The impact of the pandemic and continued absence of supporters is being felt right across the sport, but nowhere more so than the lower leagues who remain without a vital source of income as fixtures continue to be played behind-closed-doors.
Sporting authorities have approached the government warning of the disastrous consequences potentially awaiting without financial aid, though the Telegraph are reporting that elite level football will not receive support given the riches at the highest level of the game.
The government believes that the Premier League – the richest division in world football – should be responsible for providing aid to clubs further down the footballing pyramid, with spending between top-flight sides remaining high and the vast majority of broadcast income still intact.
Several Premier League clubs – including Chelsea, Aston Villa, Leeds and Wolves – have broken their transfer-records already this summer and there will be an expectation that the country’s leading clubs do their part amid the crisis, the EFL having suggested they need a figure of £200m to cover for the lack of crowds.
Chelsea boss Lampard – whose side paid for Covid-19 tests for tonight’s Carabao Cup opponents Barnsley – agrees that top-flight sides must do their part and has backed Premier League clubs to bring support to the EFL in these unprecedented times.
“I do think clubs in the Premier League and the Premier League themselves have a heart,” Lampard said at a press conference.
“They understand that and I’m sure as we move forward they will be making positive moves on that front.
“In football, if you are talking about how Premier League clubs can help those lower down in the leagues, we have paid for the tests for Barnsley.

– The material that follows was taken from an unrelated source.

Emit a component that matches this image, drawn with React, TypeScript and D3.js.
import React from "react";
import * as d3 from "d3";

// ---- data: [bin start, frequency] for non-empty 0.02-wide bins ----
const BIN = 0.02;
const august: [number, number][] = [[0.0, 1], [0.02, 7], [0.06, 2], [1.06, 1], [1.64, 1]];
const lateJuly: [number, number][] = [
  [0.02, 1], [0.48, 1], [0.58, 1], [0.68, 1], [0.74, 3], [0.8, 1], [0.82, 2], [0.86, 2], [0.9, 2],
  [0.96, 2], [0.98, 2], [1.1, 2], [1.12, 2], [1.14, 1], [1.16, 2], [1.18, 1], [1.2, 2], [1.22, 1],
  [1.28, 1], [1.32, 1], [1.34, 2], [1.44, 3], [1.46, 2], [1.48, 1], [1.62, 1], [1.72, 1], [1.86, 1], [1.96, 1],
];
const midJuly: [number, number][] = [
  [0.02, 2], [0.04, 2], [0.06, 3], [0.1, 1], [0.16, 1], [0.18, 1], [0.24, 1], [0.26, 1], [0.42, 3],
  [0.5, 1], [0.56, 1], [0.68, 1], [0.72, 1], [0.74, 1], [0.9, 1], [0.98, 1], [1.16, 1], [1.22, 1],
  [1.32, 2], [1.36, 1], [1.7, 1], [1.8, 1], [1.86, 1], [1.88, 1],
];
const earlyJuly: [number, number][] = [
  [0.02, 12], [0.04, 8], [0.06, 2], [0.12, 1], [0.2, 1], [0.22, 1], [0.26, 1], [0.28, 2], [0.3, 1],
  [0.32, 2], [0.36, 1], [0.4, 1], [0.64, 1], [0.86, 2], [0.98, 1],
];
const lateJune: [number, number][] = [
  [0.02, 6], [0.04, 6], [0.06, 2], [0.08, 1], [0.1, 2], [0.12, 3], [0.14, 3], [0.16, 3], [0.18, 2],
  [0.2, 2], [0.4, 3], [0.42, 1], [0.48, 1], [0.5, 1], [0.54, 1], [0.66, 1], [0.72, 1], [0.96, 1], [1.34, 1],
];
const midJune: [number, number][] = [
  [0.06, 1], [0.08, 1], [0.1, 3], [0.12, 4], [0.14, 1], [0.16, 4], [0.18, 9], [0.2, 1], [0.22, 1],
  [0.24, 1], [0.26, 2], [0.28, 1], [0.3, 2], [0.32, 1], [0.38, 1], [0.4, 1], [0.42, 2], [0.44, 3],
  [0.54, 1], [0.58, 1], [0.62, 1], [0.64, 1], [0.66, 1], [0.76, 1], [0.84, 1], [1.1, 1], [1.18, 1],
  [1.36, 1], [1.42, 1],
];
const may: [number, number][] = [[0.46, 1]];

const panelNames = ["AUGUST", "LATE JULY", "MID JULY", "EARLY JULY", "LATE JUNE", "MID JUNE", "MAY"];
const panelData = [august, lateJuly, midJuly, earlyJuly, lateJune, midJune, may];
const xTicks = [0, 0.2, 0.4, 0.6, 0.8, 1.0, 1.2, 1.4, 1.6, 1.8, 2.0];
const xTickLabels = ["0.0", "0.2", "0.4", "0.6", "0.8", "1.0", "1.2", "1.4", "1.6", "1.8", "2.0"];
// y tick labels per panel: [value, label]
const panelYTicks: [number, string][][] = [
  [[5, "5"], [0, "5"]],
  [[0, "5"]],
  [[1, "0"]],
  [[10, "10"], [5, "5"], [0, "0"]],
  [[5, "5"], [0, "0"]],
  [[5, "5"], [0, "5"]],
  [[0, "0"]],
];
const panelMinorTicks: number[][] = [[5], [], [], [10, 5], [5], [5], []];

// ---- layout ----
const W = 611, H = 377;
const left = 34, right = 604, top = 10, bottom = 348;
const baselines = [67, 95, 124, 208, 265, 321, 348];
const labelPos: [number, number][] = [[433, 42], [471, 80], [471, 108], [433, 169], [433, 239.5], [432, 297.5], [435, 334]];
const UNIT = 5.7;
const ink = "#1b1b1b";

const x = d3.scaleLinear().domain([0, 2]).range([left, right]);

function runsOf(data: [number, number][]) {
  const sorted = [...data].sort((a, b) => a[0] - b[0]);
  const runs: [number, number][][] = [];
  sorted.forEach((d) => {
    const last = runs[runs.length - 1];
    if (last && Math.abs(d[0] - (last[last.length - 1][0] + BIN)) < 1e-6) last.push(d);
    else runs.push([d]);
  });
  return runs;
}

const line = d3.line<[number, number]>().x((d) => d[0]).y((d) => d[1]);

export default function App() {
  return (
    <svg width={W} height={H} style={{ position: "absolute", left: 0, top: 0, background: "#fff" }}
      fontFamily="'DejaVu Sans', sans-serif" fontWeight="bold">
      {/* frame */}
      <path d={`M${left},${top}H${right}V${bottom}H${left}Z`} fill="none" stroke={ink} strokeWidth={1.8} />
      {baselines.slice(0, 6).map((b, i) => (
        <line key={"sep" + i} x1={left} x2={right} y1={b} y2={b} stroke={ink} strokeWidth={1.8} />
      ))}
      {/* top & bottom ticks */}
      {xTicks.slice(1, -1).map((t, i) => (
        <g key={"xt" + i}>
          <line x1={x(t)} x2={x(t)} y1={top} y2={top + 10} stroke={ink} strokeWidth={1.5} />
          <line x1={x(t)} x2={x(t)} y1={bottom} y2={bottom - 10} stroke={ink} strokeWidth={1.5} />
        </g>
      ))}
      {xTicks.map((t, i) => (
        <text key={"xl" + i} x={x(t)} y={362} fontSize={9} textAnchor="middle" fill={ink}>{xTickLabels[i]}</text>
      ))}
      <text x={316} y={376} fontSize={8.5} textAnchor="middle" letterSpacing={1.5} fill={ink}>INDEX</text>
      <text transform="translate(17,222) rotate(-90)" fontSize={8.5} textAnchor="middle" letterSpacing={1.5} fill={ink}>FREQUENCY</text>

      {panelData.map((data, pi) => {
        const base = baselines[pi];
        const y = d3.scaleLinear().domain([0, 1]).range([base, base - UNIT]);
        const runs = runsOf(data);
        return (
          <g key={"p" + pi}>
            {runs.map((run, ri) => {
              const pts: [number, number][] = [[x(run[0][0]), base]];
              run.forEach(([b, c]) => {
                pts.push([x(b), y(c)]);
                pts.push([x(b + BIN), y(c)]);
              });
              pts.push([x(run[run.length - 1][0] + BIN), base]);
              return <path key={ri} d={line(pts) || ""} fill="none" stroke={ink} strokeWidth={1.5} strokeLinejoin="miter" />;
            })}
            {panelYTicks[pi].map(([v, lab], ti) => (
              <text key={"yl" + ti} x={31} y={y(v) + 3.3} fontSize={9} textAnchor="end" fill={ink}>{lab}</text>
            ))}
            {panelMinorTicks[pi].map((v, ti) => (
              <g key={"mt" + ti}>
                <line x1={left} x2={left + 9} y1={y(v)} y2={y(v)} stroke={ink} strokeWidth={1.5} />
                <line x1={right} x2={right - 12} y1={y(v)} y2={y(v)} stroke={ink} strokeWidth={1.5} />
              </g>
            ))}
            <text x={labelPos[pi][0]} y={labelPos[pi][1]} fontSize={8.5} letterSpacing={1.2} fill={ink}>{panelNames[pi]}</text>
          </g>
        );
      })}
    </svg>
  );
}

It’s a sign of a club in the Premier League doing the right thing.
“I think it’s important that the Premier League as a collective looks at supporting the EFL, the leagues below and grassroots football absolutely, of course. Because that’s the base of why we’re all here.
“We all started – well I did and (a lot) of the young players started in Sunday league football.
“I’ve managed in the Championship so I know the difficulties because I was very close with Mel Morris and I understand a lot of the difficulties a lot of the clubs are having.”